Daria Kurzanova (University of Houston)

The point of interest are so-called high contrast composite materials. High contrast means that the ratio between highest and lowest values of the parameter, that describes materials property, is very high, even infinite. Another key aspect is a complex geometry of materials of interest. Mathematical modeling of such materials yields in a PDE that has roughly oscillating coefficients with large variability in the domain. Solving such problems by traditional numerical methods is expensive due to a fine mesh needed in thin regions of the computational domain. The main goal is a numerical treatment of problems associated with described materials. The novelty idea is to take advantage of properties of structured materials to build new numerically efficient schemes. In particular, one of the focuses of proposed research is on the domain decomposition methods for the problems that describe media whose parts might have high contrast constituents. The key step here is to split a large domain into subdomains in a natural way to deal with homogeneous and high contrast parts. With that, we obtain a coupled problem where subdomains are bridged though the interface. Then, one can build an iterative method based on the resulted partition.**Vector-Valued Extensions for Bilinear Operators**

Cristina Benea (Cornell University)

The Bilinear Hilbert Transform(BHT) exhibits a one-dimensional modulation invariance, which places it half way between singular (multi-)linear operators and Carleson's operator. The study of BHT in the 90s was the beginning of time-frequency analysis.

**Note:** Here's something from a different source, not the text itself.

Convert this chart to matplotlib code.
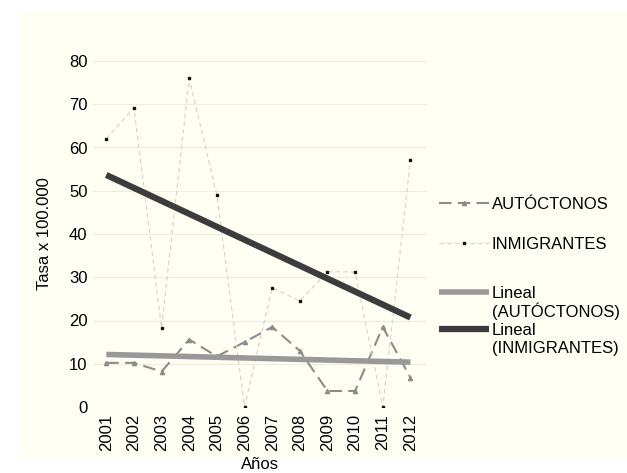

A question regarding a specific system of ODEs led to an operator resembling Rubio de Francia's square function: that is, an operator given by Fourier projections of BHT associated with arbitrary intervals. This further led to vector-valued extensions for BHT, for which some partial results were already known. Similarly, one can get vector-valued extensions for paraproducts, and as a consequence, estimates for tensor products of paraproducts on L^p spaces with mixed norms.**On Monotonicity for Strain-Limiting Theories of Elasticity**

Tina Mai (Texas A & M University)

This presentation addresses certain notions of convexity for strain-limiting theories of elasticity in which the Green-St.Venant strain tensor is written as a nonlinear response function of the second Piola-Kirchhoff stress tensor. Previous results on strong ellipticity for special strain-limiting theories of elasticity required invertibility of the Frechet derivative of the response function as a fourth-order tensor. The present contribution generalizes the theory to cases in which the Frechet derivative of the response function is not invertible, by studying a weaker rank-1 convexity notion, monotonicity, applied to a general class of nonlinear strain-limiting models. It is shown that the generalized monotonicity holds for Green St. Venant strains with sufficiently small norms, and fails (through demonstration by counterexample) when the small strain constraint is relaxed.